The SDLP leader Colum Eastwood didn't return the favour quite so emphatically, but did tell Mark Carruthers he would be giving the Ulster Unionists a transfer vote at some unspecified point on his ballot paper in Foyle.
So what's changed?
First, Westminster elections, where the winner takes it all, are a different beast from Assembly polls.
In a Stormont contest, voters get multiple chances to influence the outcome.
Moreover, in the intervening two years we have seen both the Ulster Unionists and the SDLP moving into official opposition mode.
The Ulster Unionist leader has loudly proclaimed his "Vote Mike, Get Colum" strategy.
Then to cap it all the DUP Sinn Féin led executive fell apart amidst mutual recriminations over the grossly mismanaged Renewable Heat Incentive scheme.
If this election really is, as Mike Nesbitt would like to portray it, a referendum on the RHI scandal, then no-one should be surprised.
Why shouldn't the opposition advise its voters to back their respective parties with the aim of pushing the old governing partners out, or at least weakening their hand in future negotiations?
However Northern Ireland elections are never that simple.
Traditional unionist and nationalist voting habits die hard.
In some seats Mr Nesbitt's candidates will no doubt be living in hope that the generosity of other unionists will see them returned in the later stages of a count.
In this context, it's easy to understand the decision by the veteran Newry and Armagh MLA Danny Kennedy to advise his voters to transfer to other unionists, even if it does jar with his leader's attitude.

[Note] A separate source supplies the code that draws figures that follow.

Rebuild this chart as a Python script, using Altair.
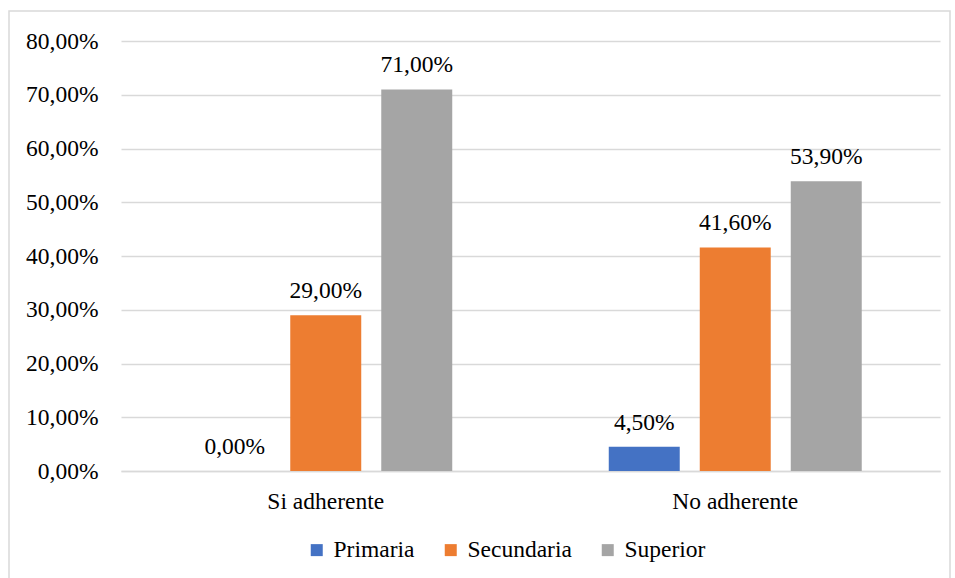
import altair as alt
import pandas as pd

# Education level by adherence group (percent)
groups = ["Si adherente", "No adherente"]
levels = ["Primaria", "Secundaria", "Superior"]
primaria = [0.0, 4.5]
secundaria = [29.0, 41.6]
superior = [71.0, 53.9]
y_ticks = [0, 10, 20, 30, 40, 50, 60, 70, 80]
colors = ["#4472C4", "#ED7D31", "#A5A5A5"]

rows = []
for i, g in enumerate(groups):
    for lvl, series in zip(levels, [primaria, secundaria, superior]):
        rows.append({"grupo": g, "nivel": lvl, "valor": series[i]})
df = pd.DataFrame(rows)

FONT = "Liberation Serif"
FS = 23.5

x_enc = alt.X(
    "grupo:N",
    sort=groups,
    title=None,
    scale=alt.Scale(paddingInner=0, paddingOuter=0),
    axis=alt.Axis(
        labelAngle=0,
        labelFontSize=FS,
        labelFont=FONT,
        labelPadding=18,
        domainColor="#d9d9d9",
        domainWidth=1.5,
        ticks=False,
        grid=False,
    ),
)
y_enc = alt.Y(
    "valor:Q",
    title=None,
    scale=alt.Scale(domain=[0, 80], nice=False),
    axis=alt.Axis(
        values=y_ticks,
        labelExpr="replace(format(datum.value, '.2f'), '.', ',') + '%'",
        labelFontSize=FS,
        labelFont=FONT,
        labelPadding=23,
        domain=False,
        ticks=False,
        gridColor="#d9d9d9",
        gridWidth=1.5,
    ),
)
offset_enc = alt.XOffset(
    "nivel:N",
    sort=levels,
    scale=alt.Scale(paddingInner=0.22, paddingOuter=0.86),
)

bars = alt.Chart(df).mark_bar().encode(
    x=x_enc,
    y=y_enc,
    xOffset=offset_enc,
    color=alt.Color(
        "nivel:N",
        sort=levels,
        scale=alt.Scale(domain=levels, range=colors),
        legend=alt.Legend(
            title=None,
            orient="none",
            direction="horizontal",
            legendX=184,
            legendY=497,
            symbolType="square",
            symbolSize=144,
            symbolStrokeWidth=0,
            labelFontSize=FS,
            labelFont=FONT,
            columnPadding=24,
            symbolOffset=0,
            labelOffset=5,
        ),
    ),
)

labels = alt.Chart(df).transform_calculate(
    etiqueta="replace(format(datum.valor, '.2f'), '.', ',') + '%'"
).mark_text(
    baseline="alphabetic", dy=-17, fontSize=FS, font=FONT
).encode(
    x=alt.X("grupo:N", sort=groups),
    y="valor:Q",
    xOffset=alt.XOffset("nivel:N", sort=levels),
    text="etiqueta:N",
)

# Outer frame around the whole figure
frame = alt.Chart(pd.DataFrame({"k": [0]})).mark_rect(
    fillOpacity=0, stroke="#d9d9d9", strokeWidth=1.5, clip=False
).encode(
    x=alt.value(-112),
    x2=alt.value(829),
    y=alt.value(-30),
    y2=alt.value(560),
)

chart = (
    alt.layer(bars, labels, frame)
    .properties(
        width=819,
        height=430,
        autosize=alt.AutoSizeParams(type="none"),
        padding={"left": 121, "top": 41, "right": 15, "bottom": 107},
    )
    .configure_view(strokeWidth=0)
)

chart.save("out.html", embed_options={"renderer": "svg", "actions": False})
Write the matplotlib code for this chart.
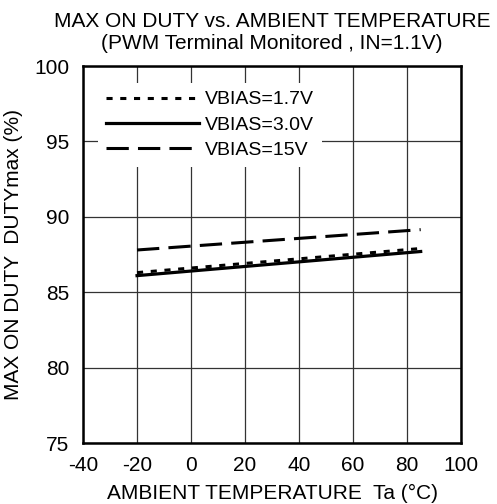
import matplotlib
matplotlib.use("Agg")
import matplotlib.pyplot as plt

plt.rcParams['font.family'] = ['Liberation Sans', 'DejaVu Sans']
plt.rcParams['axes.unicode_minus'] = False

# data
temp = [-20, 85]
duty_17 = [86.3, 87.9]
duty_30 = [86.1, 87.7]
duty_15 = [87.8, 89.15]
labels = ["VBIAS=1.7V", "VBIAS=3.0V", "VBIAS=15V"]
xticks = [-40, -20, 0, 20, 40, 60, 80, 100]
yticks = [75, 80, 85, 90, 95, 100]

fig = plt.figure(figsize=(4.97, 5.04), dpi=100)
ax = fig.add_axes([0.167, 0.121, 0.761, 0.748])

ax.plot(temp, duty_17, color='black', lw=2.2, ls=(0, (2, 2.5)), label=labels[0])
ax.plot(temp, duty_30, color='black', lw=2.3, ls='-', label=labels[1])
ax.plot(temp, duty_15, color='black', lw=2.2, ls=(0, (7.3, 3)), label=labels[2])

ax.set_xlim(-40, 100)
ax.set_ylim(75, 100)
ax.set_xticks(xticks)
ax.set_yticks(yticks)
ax.tick_params(length=0, labelsize=15)
ax.tick_params(axis='y', pad=10)
ax.tick_params(axis='x', pad=9)
ax.grid(True, color='#333333', lw=0.9)
for sp in ax.spines.values():
    sp.set_linewidth(1.8)

ax.set_xlabel("AMBIENT TEMPERATURE  Ta (°C)", fontsize=15, labelpad=7)
ax.set_ylabel("MAX ON DUTY  DUTYmax (%)", fontsize=15, labelpad=8)
ax.set_title("MAX ON DUTY vs. AMBIENT TEMPERATURE\n(PWM Terminal Monitored , IN=1.1V)",
             fontsize=15, linespacing=1.2, pad=12)

leg = ax.legend(loc='upper left', bbox_to_anchor=(0.04, 0.955), frameon=True,
                fontsize=14, handlelength=4.8, handletextpad=0.3,
                labelspacing=0.4, borderpad=0.4, borderaxespad=0)
leg.get_frame().set_edgecolor('none')
leg.get_frame().set_facecolor('white')
leg.get_frame().set_alpha(1)
leg.get_frame().set_boxstyle('square', pad=0)

fig.savefig("out.png", dpi=100)
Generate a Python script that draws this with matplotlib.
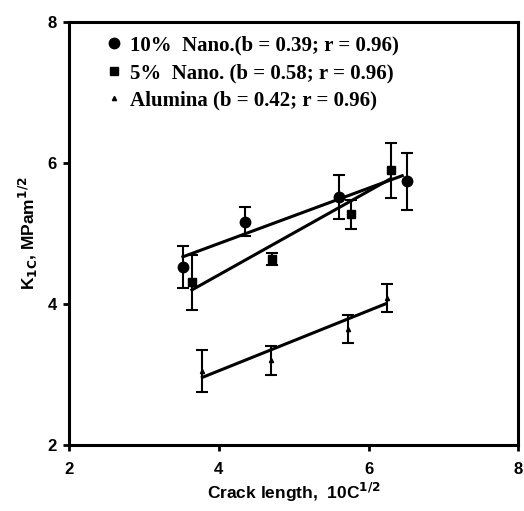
import numpy as np
import matplotlib
matplotlib.use('Agg')
import matplotlib.pyplot as plt

# 10% nano
x_10 = [3.52, 4.35, 5.60, 6.52]
y_10 = [4.53, 5.17, 5.52, 5.74]
e_10 = [0.30, 0.20, 0.31, 0.40]
fit_x_10 = [3.52, 6.45]
fit_y_10 = [4.67, 5.82]

# 5% nano
x_5 = [3.64, 4.71, 5.77, 6.30]
y_5 = [4.31, 4.64, 5.27, 5.90]
e_5 = [0.39, 0.08, 0.20, 0.39]
fit_x_5 = [3.64, 6.30]
fit_y_5 = [4.20, 5.78]

# alumina
x_al = [3.78, 4.69, 5.72, 6.25]
y_al = [3.05, 3.20, 3.65, 4.09]
e_al = [0.30, 0.20, 0.20, 0.20]
fit_x_al = [3.78, 6.22]
fit_y_al = [2.96, 4.00]

labels = ['10%  Nano.(b = 0.39; r = 0.96)',
          '5%  Nano. (b = 0.58; r = 0.96)',
          'Alumina (b = 0.42; r = 0.96)']

fig = plt.figure(figsize=(5.24, 5.11), dpi=100)
ax = fig.add_axes([0.132, 0.129, 0.857, 0.828])

# fit lines
ax.plot(fit_x_10, fit_y_10, color='k', lw=2.2)
ax.plot(fit_x_5, fit_y_5, color='k', lw=2.2)
ax.plot(fit_x_al, fit_y_al, color='k', lw=2.2)

# error bars
for x, y, e in [(x_10, y_10, e_10), (x_5, y_5, e_5), (x_al, y_al, e_al)]:
	ax.errorbar(x, y, yerr=e, fmt='none', ecolor='k', elinewidth=1.5, capsize=4.3, capthick=1.5)

h1, = ax.plot(x_10, y_10, 'o', color='k', ms=7.5, label=labels[0])
h2, = ax.plot(x_5, y_5, 's', color='k', ms=6, label=labels[1])
h3, = ax.plot(x_al, y_al, '^', color='k', ms=3, label=labels[2])

leg = ax.legend(handles=[h1, h2, h3], loc='upper left', bbox_to_anchor=(0.045, 1.012),
	frameon=False, handlelength=0.6, handletextpad=0.45, labelspacing=0.36,
	prop={'family': 'Liberation Serif', 'weight': 'bold', 'size': 15})

ax.set_xlim(2, 8)
ax.set_ylim(2, 8)
ax.set_xticks([2, 4, 6, 8])
ax.set_yticks([2, 4, 6, 8])

for s in ax.spines.values():
	s.set_linewidth(2.2)

ax.tick_params(direction='out', length=4, width=2, labelsize=12)
ax.tick_params(axis='x', pad=8)
ax.tick_params(axis='y', pad=5)
for lab in ax.get_xticklabels() + ax.get_yticklabels():
	lab.set_fontfamily('Liberation Sans')
	lab.set_fontweight('bold')

ax.set_xlabel('Crack length,  10C$^{\\mathbf{1/2}}$', fontfamily='Liberation Sans',
	fontweight='bold', fontsize=12.5, labelpad=3)
ax.set_ylabel('K$_{\\mathbf{1C}}$, MPam$^{\\mathbf{1/2}}$', fontfamily='Liberation Sans',
	fontweight='bold', fontsize=12.5, labelpad=5)

fig.savefig('out.png', dpi=100)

So the DUP and TUV have been quick to accuse the Ulster Unionist leader of being - as Arlene Foster puts it in the Belfast Telegraph - "personally supportive of voting in a way that helps to elect nationalists, who will take their election as an endorsement of support for their United Ireland position".
Mike Nesbitt replies that the RHI scandal was not an "orange" or "green" issue and that it wouldn't make sense for him to back a DUP candidate in whom he has no confidence, like the outgoing Stormont Speaker Robin Newton.
So is this election a referendum on the Renewable Heat Incentive, a chance to pick your negotiators for wider talks on issues like Brexit and the Troubles' legacy, or - like so many past elections - a mini border poll?
Come 3 March we shall be able to judge the answer a little better by analysing not just the voters' first choices, but also by looking to see whose advice they take on where their later preferences should go.